Publié aux éditions « Dar El Qobia », ce récit de 231 page relate la vie dans ce quartier et son histoire, tel que perçues par ses habitants et tente d’expliquer aux plus jeunes la valeur et l’amour portés à Bab El Oued même après avoir perdu son lustre.
L’auteur revient sur la création de ce quartier, au premières années de la colonisation française, par des espagnols, des maltais, ou encore des italiens qui s’étaient installés dans des baraquements au pied d’une carrière, qui deviendra vers 1900 la « carrière Jaubert », et qui ont fondé la Cantera, carrière en espagnol.
Il revient sur sa jeunesse dans le quartier et sa scolarisation au lycée de l’Emir Abdelkader qui a vu passer sur ses bancs d’illustres personnalités de divers horizons à l’image de l’écrivain et anthropologue Mouloud Mammeri, l’écrivain Albert Camus, Dalil Boubakeur le recteur de la mosquée de Paris, ou encore le comédien Roger Hanin.
Le Bab El Oued des années 1970 occupe une place importante dans cet ouvrage qui raconte les files d’attente interminables devant les nombreuses salles de cinéma du quartier comme le Lynx, le Plaza ou le Marignan, les innombrables cafés-bar et les vitrines des nombreux libraires et disquaires.

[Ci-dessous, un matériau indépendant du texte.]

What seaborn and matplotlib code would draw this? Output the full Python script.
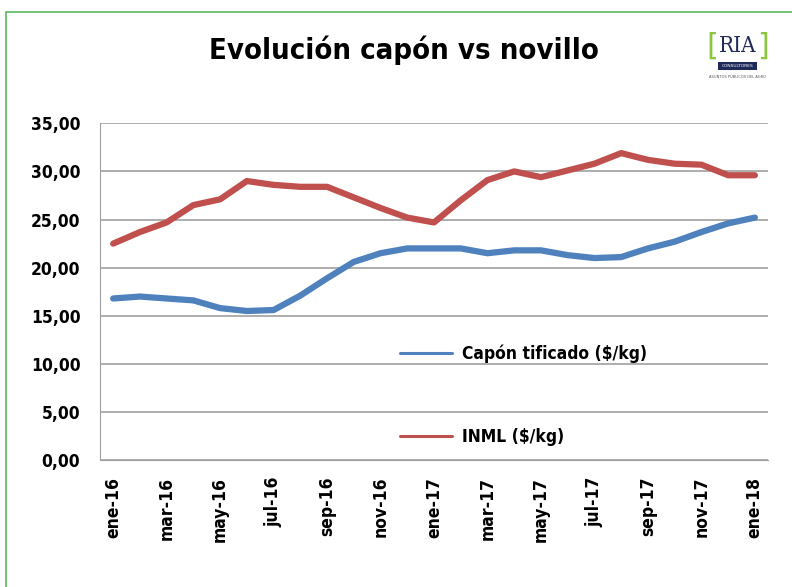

Bab El Oued, plus qu’un quartier, une histoire
L’auteur raconte également un quartier populaire où les places publiques sont très prisées, et jouent un rôle important dans ce microcosme de la société où la passion pour le football et les grands clubs algérois côtoient l’amour de la mer et de la pêche.
La vie à Bab El Oued est également rythmée par les rencontres de football entre les deux grands clubs de la capitale, MCA et USMA, des derbys que l’auteur restitue dans le moindre détail depuis l’ambiance festive d’avant match jusque dans les tribunes à Bologhine et plus tard au stade du 5 Juillet.
L’auteur témoigne également des événements du 5 octobre 1988 dans ce quartier et la « fusillade du 10 octobre de la même année qui a fait des dizaines de morts et de blessés (…), une date restée comme un trou béant dans la mémoire du quartier ».
Autre épisode dramatique de l’histoire de ce quartier, les inondations de novembre 2001 qui ont fait des centaines de morts et de disparus et qui ont définitivement changé l’aspect du quartier et fragilisé de nombreuses bâtisses, est également relaté par l’auteur.
Mahdi Boukhalfa évoque par ailleurs un « univers urbain particulier » qui a subi de nombreux changements, souvent brusques, comme l’aménagement de la plage Rmila, l’abandon des salles de cinéma, ou encore récemment « la destruction et la disparition sans gloire du marché des Trois Horloges ».
Né à Alger en 1955, Mahdi Boukhalfa est sociologue de formation et journaliste de profession qui a entamé sa carrière en 1983 à l’agence de presse Algérie presse service.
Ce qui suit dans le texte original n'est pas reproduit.